--- Instructions to follow ---
Extract only the first line of the listing and every line after it up to and including the one with "const rightTicks = [0,1,2,3,4,5,6];". Omit the pictures.

--- Material ---
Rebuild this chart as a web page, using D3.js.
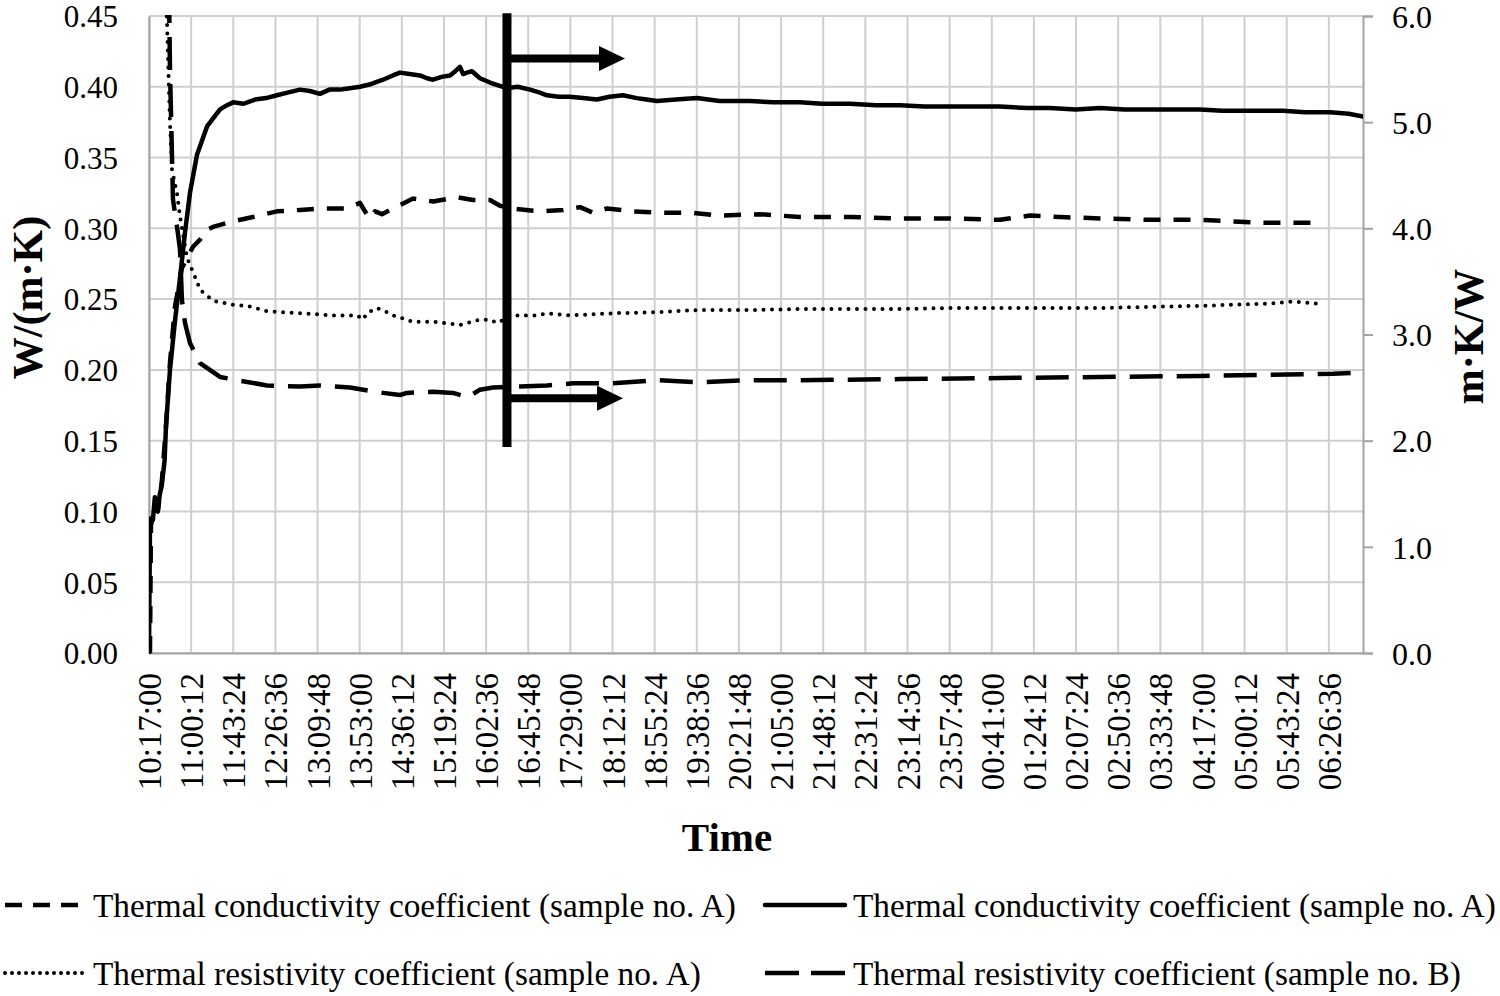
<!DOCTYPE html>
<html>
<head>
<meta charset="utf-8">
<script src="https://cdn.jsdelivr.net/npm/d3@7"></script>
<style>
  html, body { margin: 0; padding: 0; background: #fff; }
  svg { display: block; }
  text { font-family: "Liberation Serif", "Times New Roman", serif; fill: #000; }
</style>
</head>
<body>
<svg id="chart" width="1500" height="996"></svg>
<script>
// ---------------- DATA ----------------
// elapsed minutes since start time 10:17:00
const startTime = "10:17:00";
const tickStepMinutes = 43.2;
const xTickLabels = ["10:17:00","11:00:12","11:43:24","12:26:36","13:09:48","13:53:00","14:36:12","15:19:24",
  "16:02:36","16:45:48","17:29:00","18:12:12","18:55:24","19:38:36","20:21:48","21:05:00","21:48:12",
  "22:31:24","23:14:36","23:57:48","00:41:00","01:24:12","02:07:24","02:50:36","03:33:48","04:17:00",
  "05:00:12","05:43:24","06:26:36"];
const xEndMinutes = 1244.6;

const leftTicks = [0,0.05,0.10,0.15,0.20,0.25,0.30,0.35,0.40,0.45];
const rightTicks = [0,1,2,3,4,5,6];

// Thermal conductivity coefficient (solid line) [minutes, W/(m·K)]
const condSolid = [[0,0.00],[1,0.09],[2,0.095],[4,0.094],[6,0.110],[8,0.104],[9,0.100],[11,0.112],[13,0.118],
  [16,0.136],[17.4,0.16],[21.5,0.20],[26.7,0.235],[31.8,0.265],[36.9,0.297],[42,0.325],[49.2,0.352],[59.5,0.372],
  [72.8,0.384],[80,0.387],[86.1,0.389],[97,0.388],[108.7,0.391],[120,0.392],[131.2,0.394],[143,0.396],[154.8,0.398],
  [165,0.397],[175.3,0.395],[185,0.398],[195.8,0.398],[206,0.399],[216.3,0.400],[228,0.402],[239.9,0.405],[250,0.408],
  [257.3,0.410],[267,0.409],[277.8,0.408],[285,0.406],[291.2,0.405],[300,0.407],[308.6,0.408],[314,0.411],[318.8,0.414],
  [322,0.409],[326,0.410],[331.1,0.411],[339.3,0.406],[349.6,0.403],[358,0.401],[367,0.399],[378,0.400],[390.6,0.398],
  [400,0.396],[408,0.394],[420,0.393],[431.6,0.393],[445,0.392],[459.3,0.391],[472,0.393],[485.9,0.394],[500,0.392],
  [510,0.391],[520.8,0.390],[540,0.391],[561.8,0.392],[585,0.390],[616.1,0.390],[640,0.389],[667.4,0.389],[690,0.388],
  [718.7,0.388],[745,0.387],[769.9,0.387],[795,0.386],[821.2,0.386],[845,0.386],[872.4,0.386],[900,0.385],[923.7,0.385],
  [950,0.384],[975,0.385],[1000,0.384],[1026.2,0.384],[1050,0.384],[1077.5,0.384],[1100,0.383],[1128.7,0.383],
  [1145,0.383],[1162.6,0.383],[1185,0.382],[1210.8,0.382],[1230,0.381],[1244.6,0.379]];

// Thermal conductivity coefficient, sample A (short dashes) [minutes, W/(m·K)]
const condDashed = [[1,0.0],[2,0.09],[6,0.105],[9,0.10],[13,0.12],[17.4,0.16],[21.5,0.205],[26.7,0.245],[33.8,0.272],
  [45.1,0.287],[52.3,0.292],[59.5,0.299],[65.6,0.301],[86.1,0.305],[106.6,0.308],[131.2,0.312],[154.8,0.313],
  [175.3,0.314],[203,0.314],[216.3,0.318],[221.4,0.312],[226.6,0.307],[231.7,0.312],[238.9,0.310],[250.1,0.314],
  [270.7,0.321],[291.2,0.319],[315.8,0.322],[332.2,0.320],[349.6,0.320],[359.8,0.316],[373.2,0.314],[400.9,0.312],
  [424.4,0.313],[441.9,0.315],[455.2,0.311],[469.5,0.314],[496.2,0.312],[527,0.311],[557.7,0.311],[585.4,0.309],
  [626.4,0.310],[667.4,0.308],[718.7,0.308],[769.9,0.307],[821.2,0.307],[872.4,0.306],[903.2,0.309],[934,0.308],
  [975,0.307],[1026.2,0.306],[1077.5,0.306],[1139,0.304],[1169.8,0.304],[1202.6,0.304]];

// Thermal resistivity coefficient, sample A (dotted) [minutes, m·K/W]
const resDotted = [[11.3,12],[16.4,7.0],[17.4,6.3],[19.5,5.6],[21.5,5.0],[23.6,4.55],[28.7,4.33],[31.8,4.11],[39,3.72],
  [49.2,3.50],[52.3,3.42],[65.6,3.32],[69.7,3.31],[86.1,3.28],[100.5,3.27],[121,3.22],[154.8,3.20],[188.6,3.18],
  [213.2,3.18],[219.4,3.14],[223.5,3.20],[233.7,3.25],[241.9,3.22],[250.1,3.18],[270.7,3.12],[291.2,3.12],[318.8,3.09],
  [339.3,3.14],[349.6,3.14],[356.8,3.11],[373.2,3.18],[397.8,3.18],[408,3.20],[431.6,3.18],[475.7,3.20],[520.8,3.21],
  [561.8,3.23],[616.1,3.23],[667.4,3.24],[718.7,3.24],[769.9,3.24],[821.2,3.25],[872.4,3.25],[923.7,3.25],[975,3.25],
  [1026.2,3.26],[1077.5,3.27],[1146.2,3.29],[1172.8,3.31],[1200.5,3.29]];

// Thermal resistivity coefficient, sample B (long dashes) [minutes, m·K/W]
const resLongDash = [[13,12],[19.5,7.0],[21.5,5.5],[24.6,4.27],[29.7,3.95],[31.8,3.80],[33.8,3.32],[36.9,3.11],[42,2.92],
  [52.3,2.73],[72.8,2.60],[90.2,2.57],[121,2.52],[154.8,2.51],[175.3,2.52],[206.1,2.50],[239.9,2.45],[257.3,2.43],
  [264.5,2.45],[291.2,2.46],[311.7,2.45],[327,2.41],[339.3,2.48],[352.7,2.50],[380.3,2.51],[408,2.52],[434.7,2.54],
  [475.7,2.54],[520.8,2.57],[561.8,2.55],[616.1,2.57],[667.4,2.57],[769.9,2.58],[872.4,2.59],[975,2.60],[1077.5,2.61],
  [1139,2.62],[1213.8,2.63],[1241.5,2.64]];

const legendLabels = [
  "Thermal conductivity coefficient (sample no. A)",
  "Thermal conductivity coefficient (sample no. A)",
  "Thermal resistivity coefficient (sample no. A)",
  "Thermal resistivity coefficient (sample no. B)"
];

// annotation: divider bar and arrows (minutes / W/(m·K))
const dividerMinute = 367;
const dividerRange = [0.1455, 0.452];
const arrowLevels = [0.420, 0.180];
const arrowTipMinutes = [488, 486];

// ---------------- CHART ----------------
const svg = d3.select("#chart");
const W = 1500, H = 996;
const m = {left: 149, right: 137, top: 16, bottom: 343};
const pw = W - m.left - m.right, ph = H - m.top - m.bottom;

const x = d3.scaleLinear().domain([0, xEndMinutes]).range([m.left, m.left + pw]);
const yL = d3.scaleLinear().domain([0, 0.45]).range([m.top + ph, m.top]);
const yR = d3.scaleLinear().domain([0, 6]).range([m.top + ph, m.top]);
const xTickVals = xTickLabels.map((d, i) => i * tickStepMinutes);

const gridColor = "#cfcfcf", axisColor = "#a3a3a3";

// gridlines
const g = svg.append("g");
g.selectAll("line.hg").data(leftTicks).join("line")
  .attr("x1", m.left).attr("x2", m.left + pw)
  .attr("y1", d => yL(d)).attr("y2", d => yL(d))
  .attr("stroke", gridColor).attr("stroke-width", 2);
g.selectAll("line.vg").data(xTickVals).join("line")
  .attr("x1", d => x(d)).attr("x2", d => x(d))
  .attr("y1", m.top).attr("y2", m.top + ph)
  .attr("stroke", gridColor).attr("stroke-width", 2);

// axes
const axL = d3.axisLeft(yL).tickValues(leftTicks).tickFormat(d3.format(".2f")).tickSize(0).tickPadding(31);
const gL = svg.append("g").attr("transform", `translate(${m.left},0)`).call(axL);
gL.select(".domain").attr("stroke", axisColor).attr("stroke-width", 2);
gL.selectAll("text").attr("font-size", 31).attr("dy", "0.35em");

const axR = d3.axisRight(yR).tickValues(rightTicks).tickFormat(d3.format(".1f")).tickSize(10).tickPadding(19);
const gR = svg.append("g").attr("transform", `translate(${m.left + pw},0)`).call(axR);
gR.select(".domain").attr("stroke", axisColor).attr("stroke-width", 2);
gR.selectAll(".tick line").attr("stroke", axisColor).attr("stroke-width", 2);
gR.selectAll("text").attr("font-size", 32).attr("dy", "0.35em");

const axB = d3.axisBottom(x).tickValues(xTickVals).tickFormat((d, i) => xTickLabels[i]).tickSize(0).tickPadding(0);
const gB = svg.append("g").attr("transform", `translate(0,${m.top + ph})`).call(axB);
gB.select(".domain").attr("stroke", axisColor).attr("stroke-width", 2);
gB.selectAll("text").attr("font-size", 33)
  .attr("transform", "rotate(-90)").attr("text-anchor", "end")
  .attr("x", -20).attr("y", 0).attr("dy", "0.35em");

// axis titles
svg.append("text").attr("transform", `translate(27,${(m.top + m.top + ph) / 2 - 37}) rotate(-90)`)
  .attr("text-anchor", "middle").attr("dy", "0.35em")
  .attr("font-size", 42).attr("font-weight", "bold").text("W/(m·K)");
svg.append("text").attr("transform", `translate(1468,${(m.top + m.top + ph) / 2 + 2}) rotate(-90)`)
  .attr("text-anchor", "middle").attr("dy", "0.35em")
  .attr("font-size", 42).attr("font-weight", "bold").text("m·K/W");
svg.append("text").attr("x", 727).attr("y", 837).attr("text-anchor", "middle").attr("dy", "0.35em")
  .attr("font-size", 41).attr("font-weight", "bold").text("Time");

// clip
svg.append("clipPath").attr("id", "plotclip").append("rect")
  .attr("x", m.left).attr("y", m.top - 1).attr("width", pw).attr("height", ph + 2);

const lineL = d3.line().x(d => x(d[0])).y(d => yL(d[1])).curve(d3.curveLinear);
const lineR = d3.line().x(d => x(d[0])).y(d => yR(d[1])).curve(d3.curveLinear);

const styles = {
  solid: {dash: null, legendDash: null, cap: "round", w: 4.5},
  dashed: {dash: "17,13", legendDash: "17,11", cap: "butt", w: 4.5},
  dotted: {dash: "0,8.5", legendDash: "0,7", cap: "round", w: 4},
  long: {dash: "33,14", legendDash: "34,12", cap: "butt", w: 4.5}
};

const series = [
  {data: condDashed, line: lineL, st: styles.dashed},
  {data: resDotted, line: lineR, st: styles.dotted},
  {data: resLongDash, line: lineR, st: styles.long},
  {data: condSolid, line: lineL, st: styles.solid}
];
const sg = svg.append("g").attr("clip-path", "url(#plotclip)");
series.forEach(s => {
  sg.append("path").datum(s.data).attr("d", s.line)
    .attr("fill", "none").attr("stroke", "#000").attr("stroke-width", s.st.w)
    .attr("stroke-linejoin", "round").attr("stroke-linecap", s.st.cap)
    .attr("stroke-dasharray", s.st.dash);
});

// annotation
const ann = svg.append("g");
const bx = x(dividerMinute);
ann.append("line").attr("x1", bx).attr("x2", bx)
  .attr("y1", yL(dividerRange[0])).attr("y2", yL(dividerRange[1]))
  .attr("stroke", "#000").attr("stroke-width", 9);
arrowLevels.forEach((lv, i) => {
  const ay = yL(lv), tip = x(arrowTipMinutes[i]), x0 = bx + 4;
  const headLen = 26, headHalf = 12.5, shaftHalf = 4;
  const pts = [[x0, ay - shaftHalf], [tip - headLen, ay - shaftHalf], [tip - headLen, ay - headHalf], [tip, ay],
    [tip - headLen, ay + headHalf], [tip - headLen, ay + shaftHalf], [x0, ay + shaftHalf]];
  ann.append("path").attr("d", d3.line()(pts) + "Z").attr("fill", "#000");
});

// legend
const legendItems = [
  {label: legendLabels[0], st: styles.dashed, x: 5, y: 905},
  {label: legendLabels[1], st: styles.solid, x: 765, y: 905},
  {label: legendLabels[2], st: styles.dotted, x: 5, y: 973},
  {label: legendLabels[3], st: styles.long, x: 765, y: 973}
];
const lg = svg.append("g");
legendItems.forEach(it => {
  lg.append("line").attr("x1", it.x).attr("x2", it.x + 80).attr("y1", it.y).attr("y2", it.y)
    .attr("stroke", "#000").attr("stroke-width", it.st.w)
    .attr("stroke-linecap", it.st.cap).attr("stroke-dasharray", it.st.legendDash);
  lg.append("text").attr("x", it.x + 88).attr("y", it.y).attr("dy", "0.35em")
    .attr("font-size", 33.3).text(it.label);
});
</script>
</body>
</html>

--- The output ---
Rebuild this chart as a web page, using D3.js.
<!DOCTYPE html>
<html>
<head>
<meta charset="utf-8">
<script src="https://cdn.jsdelivr.net/npm/d3@7"></script>
<style>
  html, body { margin: 0; padding: 0; background: #fff; }
  svg { display: block; }
  text { font-family: "Liberation Serif", "Times New Roman", serif; fill: #000; }
</style>
</head>
<body>
<svg id="chart" width="1500" height="996"></svg>
<script>
// ---------------- DATA ----------------
// elapsed minutes since start time 10:17:00
const startTime = "10:17:00";
const tickStepMinutes = 43.2;
const xTickLabels = ["10:17:00","11:00:12","11:43:24","12:26:36","13:09:48","13:53:00","14:36:12","15:19:24",
  "16:02:36","16:45:48","17:29:00","18:12:12","18:55:24","19:38:36","20:21:48","21:05:00","21:48:12",
  "22:31:24","23:14:36","23:57:48","00:41:00","01:24:12","02:07:24","02:50:36","03:33:48","04:17:00",
  "05:00:12","05:43:24","06:26:36"];
const xEndMinutes = 1244.6;

const leftTicks = [0,0.05,0.10,0.15,0.20,0.25,0.30,0.35,0.40,0.45];
const rightTicks = [0,1,2,3,4,5,6];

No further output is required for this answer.